◆ EXERCISE DETAILS ◆
Print exactly the lines that run from the line containing "Clone this chart in matplotlib." to the line containing "from matplotlib.patches import Rectangle", both included, and nothing else; pictures stay out.
───── RECORDS PROVIDED ─────
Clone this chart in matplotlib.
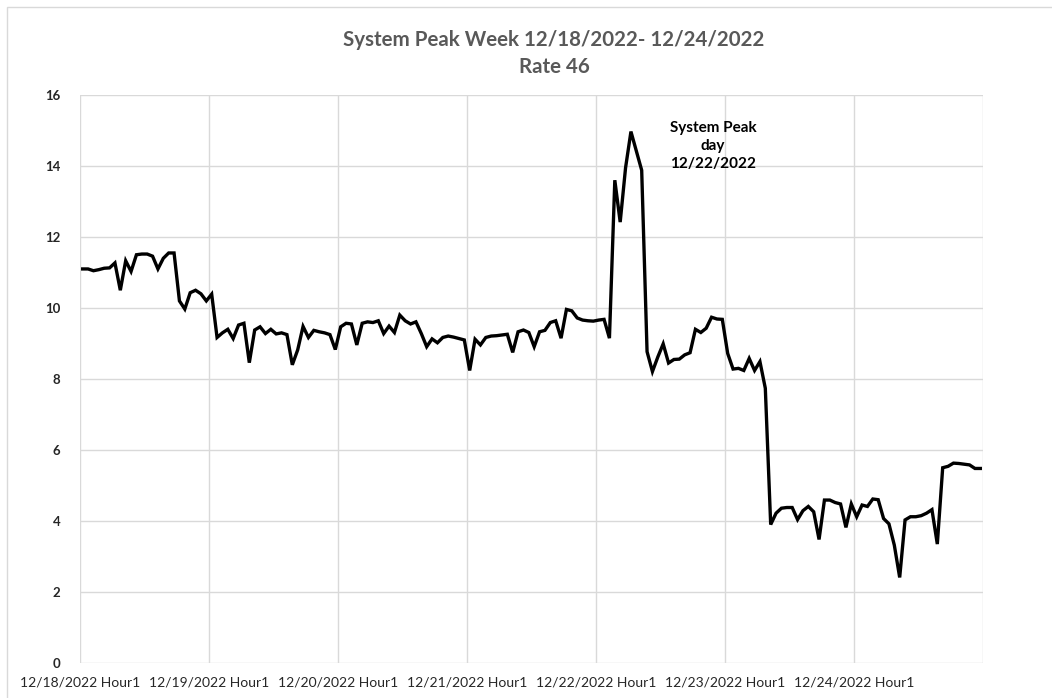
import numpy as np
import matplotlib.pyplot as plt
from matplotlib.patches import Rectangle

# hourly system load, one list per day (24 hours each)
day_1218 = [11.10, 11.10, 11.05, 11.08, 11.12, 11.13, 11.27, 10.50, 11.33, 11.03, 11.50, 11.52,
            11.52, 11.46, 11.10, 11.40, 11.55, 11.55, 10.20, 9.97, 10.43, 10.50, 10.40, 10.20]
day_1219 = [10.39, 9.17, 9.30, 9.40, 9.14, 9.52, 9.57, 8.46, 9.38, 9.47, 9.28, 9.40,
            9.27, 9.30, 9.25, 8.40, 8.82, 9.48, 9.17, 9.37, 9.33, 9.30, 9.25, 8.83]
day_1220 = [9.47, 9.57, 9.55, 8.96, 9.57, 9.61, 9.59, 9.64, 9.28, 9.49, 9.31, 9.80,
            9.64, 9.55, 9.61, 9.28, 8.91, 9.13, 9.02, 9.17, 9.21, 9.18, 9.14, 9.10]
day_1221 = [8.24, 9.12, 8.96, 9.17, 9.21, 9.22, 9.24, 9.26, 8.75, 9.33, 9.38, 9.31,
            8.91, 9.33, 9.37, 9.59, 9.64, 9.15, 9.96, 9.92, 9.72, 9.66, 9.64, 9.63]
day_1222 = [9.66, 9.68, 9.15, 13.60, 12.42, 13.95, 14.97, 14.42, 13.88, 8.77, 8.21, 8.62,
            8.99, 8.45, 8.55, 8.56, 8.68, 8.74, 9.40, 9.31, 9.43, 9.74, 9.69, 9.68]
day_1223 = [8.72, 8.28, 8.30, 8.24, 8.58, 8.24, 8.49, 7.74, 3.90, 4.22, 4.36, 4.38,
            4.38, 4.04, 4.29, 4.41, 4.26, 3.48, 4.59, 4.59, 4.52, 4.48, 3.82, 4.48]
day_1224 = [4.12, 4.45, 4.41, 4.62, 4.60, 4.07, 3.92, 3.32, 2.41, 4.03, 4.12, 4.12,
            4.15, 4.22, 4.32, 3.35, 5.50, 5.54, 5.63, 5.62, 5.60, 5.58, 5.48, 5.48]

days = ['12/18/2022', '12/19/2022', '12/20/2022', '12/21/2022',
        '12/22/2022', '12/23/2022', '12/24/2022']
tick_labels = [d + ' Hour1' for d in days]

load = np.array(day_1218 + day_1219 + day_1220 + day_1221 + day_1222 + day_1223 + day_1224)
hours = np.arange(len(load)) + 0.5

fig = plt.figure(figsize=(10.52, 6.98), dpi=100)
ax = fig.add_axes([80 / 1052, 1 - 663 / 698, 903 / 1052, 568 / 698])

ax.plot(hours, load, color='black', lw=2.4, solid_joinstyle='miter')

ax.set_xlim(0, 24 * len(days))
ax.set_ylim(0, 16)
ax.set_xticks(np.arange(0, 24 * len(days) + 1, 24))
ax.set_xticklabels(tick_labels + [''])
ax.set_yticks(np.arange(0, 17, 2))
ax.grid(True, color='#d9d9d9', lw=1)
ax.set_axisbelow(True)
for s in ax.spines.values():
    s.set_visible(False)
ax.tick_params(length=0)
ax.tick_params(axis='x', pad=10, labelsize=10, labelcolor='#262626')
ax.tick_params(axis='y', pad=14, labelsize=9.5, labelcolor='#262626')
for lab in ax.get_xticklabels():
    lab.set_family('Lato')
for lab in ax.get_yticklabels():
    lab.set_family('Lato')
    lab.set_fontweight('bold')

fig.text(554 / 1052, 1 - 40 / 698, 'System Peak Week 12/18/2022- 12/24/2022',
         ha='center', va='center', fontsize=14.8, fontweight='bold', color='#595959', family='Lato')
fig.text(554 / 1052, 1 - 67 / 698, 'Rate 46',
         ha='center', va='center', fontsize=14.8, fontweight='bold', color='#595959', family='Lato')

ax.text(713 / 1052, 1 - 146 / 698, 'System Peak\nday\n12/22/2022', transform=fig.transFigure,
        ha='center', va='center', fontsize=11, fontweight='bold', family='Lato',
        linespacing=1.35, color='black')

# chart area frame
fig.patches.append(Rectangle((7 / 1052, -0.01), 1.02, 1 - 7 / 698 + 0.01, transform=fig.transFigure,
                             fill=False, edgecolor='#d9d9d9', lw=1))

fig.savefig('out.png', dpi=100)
─────
───── RECORDS PROVIDED ─────
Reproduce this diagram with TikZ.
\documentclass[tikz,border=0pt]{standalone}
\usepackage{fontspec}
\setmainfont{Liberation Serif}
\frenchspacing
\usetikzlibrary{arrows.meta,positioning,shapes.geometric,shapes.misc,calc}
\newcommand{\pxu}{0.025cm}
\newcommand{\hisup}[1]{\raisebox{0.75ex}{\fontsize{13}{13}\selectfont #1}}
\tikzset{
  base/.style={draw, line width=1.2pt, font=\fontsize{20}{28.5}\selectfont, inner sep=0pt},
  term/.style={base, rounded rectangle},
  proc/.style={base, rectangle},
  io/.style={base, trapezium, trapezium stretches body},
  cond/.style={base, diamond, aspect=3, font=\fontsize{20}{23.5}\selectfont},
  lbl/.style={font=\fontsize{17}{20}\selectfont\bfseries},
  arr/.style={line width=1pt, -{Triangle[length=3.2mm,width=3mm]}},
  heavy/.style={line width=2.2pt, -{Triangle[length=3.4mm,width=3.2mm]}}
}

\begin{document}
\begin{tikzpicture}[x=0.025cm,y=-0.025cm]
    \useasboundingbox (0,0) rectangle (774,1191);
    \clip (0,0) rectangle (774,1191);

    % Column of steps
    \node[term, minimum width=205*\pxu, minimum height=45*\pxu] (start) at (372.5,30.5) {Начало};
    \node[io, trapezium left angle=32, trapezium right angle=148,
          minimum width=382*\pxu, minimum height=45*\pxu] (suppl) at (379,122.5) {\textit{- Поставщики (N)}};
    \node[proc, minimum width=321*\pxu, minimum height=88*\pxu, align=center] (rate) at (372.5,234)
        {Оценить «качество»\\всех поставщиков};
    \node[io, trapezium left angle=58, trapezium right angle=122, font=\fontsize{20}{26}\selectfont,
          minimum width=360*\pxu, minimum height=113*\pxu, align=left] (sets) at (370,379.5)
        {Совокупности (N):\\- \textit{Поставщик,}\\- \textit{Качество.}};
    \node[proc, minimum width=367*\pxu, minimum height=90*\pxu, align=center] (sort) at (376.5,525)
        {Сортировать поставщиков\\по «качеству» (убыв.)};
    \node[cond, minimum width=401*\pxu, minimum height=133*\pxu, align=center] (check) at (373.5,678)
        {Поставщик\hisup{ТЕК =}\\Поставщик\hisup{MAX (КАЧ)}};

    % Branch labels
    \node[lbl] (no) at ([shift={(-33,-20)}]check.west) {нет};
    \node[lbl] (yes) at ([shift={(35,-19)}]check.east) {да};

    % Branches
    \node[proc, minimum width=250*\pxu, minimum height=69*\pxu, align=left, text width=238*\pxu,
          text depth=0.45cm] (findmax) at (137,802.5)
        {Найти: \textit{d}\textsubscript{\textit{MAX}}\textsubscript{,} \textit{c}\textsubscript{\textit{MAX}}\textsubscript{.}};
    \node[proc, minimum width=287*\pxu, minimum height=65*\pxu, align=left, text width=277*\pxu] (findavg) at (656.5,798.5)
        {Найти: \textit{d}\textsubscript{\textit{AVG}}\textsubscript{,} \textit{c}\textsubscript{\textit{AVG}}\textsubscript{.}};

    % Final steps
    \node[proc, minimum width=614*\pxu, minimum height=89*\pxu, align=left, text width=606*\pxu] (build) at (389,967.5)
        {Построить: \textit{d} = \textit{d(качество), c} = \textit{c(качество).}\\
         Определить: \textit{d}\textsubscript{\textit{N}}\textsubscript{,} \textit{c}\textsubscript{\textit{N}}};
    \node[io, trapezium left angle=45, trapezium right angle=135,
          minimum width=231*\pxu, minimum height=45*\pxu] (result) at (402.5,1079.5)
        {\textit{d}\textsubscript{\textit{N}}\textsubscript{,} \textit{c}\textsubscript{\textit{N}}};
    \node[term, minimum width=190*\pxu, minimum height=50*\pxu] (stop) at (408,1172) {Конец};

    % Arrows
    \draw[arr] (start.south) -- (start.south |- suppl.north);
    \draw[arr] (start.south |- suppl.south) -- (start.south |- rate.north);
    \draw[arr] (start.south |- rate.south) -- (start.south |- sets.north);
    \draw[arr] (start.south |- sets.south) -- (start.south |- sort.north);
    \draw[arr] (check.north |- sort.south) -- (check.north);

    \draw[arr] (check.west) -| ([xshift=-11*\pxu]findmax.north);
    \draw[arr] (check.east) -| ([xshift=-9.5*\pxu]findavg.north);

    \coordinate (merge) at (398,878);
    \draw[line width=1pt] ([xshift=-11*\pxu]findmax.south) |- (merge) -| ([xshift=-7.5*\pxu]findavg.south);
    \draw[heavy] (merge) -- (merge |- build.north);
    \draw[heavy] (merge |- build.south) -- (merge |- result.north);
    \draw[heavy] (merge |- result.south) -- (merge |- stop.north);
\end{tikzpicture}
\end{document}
─────
◆ COMPLETED TASK ◆
Clone this chart in matplotlib.
import numpy as np
import matplotlib.pyplot as plt
from matplotlib.patches import Rectangle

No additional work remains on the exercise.